Dem Bundestrainer ist es unangenehm, dass seinen verunsicherten Springern durch das Ultimatum eine weitere Last auferlegt worden ist. Als sie in Oberstdorf gefragt werden, wie sie damit umgehen, dass ihre nächsten Sprünge über das Schicksal des Bundestrainers entscheiden, stellt er sich schützend vor sie. „Es springt jeder für sich selbst und nicht für irgendwen“, antwortet Rohwein in diesen Momenten, „da oben auf dem Balken kann ihnen niemand helfen.“ Michael Uhrmann versucht immerhin, seinen Trainer zu verteidigen, allerdings tut er das nur halbherzig. „Wir haben selber in der Kritik gestanden, da wäre es leicht gewesen, Rohwein als Alibi zu verwenden.“ Das aber habe keiner getan, sagt Uhrmann, was für das deutsche Team spreche.

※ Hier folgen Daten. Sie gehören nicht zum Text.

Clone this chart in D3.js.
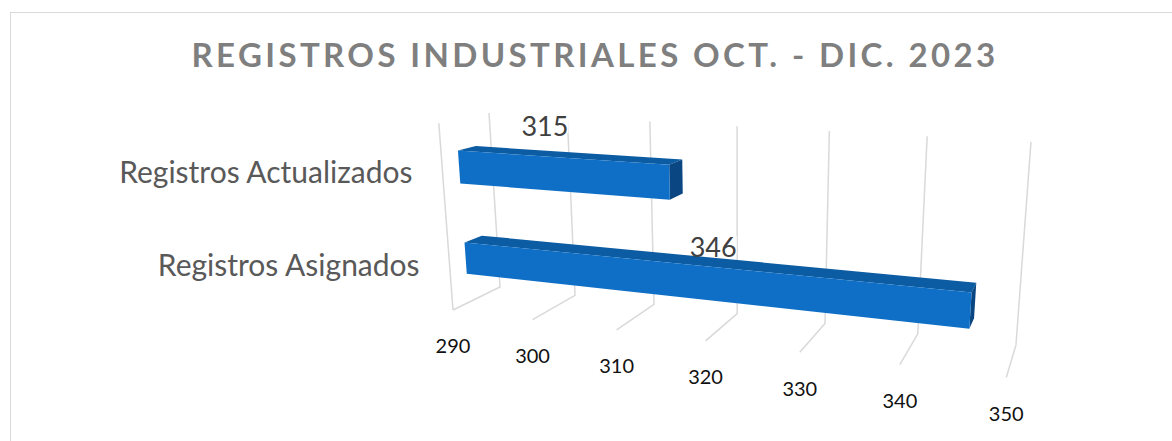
<!DOCTYPE html>
<html lang="es">
<head>
<meta charset="utf-8">
<title>Registros industriales</title>
<script src="https://cdn.jsdelivr.net/npm/d3@7"></script>
<style>
  body { margin: 0; background: #fff; }
  svg { display: block; font-family: Lato, "Open Sans", sans-serif; }
</style>
</head>
<body>
<script>
// data
var categories = ["Registros Asignados", "Registros Actualizados"];
var values = [346, 315];
var tickValues = [290, 300, 310, 320, 330, 340, 350];
var chartTitle = "REGISTROS INDUSTRIALES OCT. - DIC. 2023";

var W = 1172, H = 441;

// perspective camera for the 3d box: X = value, Y = up, Z = toward viewer (all 0..1)
var cam = {
  ox: 500, oy: 287,
  ex: [364.5, 6.5], ey: [-32.4, -179], ez: [-78.7, 1.3],
  a: -0.1491, b: -0.0438, c: -0.07
};
function proj(X, Y, Z) {
  var w = 1 + cam.a * X + cam.b * Y + cam.c * Z;
  return [(cam.ox + X * cam.ex[0] + Y * cam.ey[0] + Z * cam.ez[0]) / w,
          (cam.oy + X * cam.ex[1] + Y * cam.ey[1] + Z * cam.ez[1]) / w];
}

var x = d3.scaleLinear().domain([290, 350]).range([0, 1]);
var y = d3.scaleBand().domain(categories).range([0, 1])
          .paddingInner(0.648).paddingOuter(0.324);
var zBack = 0.32, zFront = 0.68;

// where the value label sits: fraction along the bar, lift above its top
var labelSpot = [[0.507, 0.056], [0.356, 0.128]];

var svg = d3.select("body").append("svg")
            .attr("width", W).attr("height", H);

svg.append("rect")
   .attr("x", 10.5).attr("y", 12.5)
   .attr("width", W).attr("height", H)
   .attr("fill", "#fff").attr("stroke", "#d9d9d9").attr("stroke-width", 1);

// title, spaced out to its width
var t = svg.append("text")
   .attr("x", 595).attr("y", 67)
   .attr("text-anchor", "middle")
   .attr("font-size", 33).attr("font-weight", "bold")
   .attr("fill", "#7f7f7f")
   .text(chartTitle);
var natural = t.node().getComputedTextLength();
t.attr("letter-spacing", ((807 - natural) / chartTitle.length) + "px");

var line = d3.line();
var grid = svg.append("g").attr("stroke", "#d9d9d9").attr("stroke-width", 1.5)
              .attr("fill", "none");

// back wall verticals + floor lines
grid.selectAll("path.wall").data(tickValues).enter().append("path")
    .attr("d", function(d) {
      var X = x(d);
      return line([proj(X, 1, 0), proj(X, 0, 0), proj(X, 0, 1)]);
    });
// front edge of the side wall
grid.append("path").attr("d", line([proj(0, 0, 1), proj(0, 1, 1)]));

// value axis labels
svg.append("g").selectAll("text").data(tickValues).enter().append("text")
   .attr("x", function(d) { return proj(x(d), 0, 1)[0]; })
   .attr("y", function(d) { return proj(x(d), 0, 1)[1] + 36; })
   .attr("dy", "0.36em")
   .attr("text-anchor", "middle")
   .attr("font-size", 20)
   .attr("fill", "#111")
   .text(function(d) { return d; });

// category labels
svg.append("g").selectAll("text").data(categories).enter().append("text")
   .attr("x", function(d) { return proj(0, y(d) + y.bandwidth() / 2, 1)[0] - 30; })
   .attr("y", function(d) { return proj(0, y(d) + y.bandwidth() / 2, 1)[1]; })
   .attr("dy", "0.36em")
   .attr("text-anchor", "end")
   .attr("font-size", 30)
   .attr("fill", "#595959")
   .text(function(d) { return d; });

// bars
var bars = svg.append("g").selectAll("g").data(values).enter().append("g");

function face(pts) {
  return line(pts.map(function(p) { return proj(p[0], p[1], p[2]); })) + "Z";
}

bars.append("path")
    .attr("fill", "#0c5ca3")
    .attr("d", function(d, i) {
      var X1 = x(d), Y1 = y(categories[i]) + y.bandwidth();
      return face([[0, Y1, zBack], [X1, Y1, zBack], [X1, Y1, zFront], [0, Y1, zFront]]);
    });
bars.append("path")
    .attr("fill", "#0a4782")
    .attr("d", function(d, i) {
      var X1 = x(d), Y0 = y(categories[i]), Y1 = Y0 + y.bandwidth();
      return face([[X1, Y0, zBack], [X1, Y1, zBack], [X1, Y1, zFront], [X1, Y0, zFront]]);
    });
bars.append("path")
    .attr("fill", "#0f6fc6")
    .attr("d", function(d, i) {
      var X1 = x(d), Y0 = y(categories[i]), Y1 = Y0 + y.bandwidth();
      return face([[0, Y0, zFront], [X1, Y0, zFront], [X1, Y1, zFront], [0, Y1, zFront]]);
    });

// value labels, a small white patch hides the gridline behind the digits
var labels = svg.append("g").selectAll("g").data(values).enter().append("g")
   .attr("transform", function(d, i) {
     var s = labelSpot[i];
     var p = proj(x(d) * s[0], y(categories[i]) + y.bandwidth() + s[1], zBack);
     return "translate(" + p[0] + "," + p[1] + ")";
   });
labels.append("rect").attr("fill", "#fff");
labels.append("text")
   .attr("text-anchor", "middle")
   .attr("dy", "0.36em")
   .attr("font-size", 27)
   .attr("fill", "#404040")
   .text(function(d) { return d; });
labels.each(function() {
  var g = d3.select(this), bb = g.select("text").node().getBBox();
  g.select("rect").attr("x", bb.x).attr("y", bb.y + bb.height * 0.18)
   .attr("width", bb.width).attr("height", bb.height * 0.55);
});
</script>
</body>
</html>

Ansonsten spricht nicht mehr viel für das deutsche Skisprung-Team. Die Misere ist tiefgreifend. Der Bundestrainer gibt die Kritik nach unten weiter, an die deutschen Stützpunkttrainer. „In Österreich kommt in jeder Saison ein Springer aus dem Nachwuchs raus“, sagt Peter Rohwein, „wenn ich von unten gefüttert werde mit Leuten, die unter die ersten 30 kommen können, dann kann ich damit arbeiten, aber bis dato haben wir das nicht bekommen.“ Angesichts der österreichischen Erfolge, deren Ursache er im Skiinternat Stams ausgemacht hat, fordert er auch in Deutschland eine Zentralisierung der Leistungsträger. Rohwein sagt: „Es wäre möglich, die Leistungszentren zusammenzuführen und an einem Strang zu ziehen.“

Der Vertrag des Trainers gilt eigentlich bis zu den Olympischen Spielen 2010 in Vancouver, doch er spürt, dass sich seine Nachfolger bereits positionieren. Der Österreicher Stefan Horngacher, der zurzeit den Stützpunkt Hinterzarten verantwortet, gilt als möglicher Kandidat. „Einige Trainer beobachten die Situation“, sagt Rohwein, der sich vorstellen kann, irgendwann wieder als Nachwuchstrainer zu arbeiten. Neben neuen Impulsen fehlen ihm vor allem sportliche Erfolge – doch dabei scheint ihn das Pech auch besonders zu verfolgen. In seine Amtszeit fällt nicht nur der unerwartete Rücktritt von Sven Hannawald. So sprang auch Michael Uhrmann bei den Olympischen Spielen in Turin als Vierter nur knapp an einer Einzelmedaille vorbei. Der Niederbayer zählte 2007 bei der Weltmeisterschaft in Sapporo sogar zu den Favoriten – und stürzte im Training so schwer, dass er sich einen Mittelfußbruch zuzog. „Das sind Stolpersteine, die immer wieder im Weg stehen, aber es kann nicht immer so weitergehen“, sagt Rohwein, „die Frage ist, ob man mir die Zeit gibt.“ Inklusive heute hat er zumindest noch neun Tage.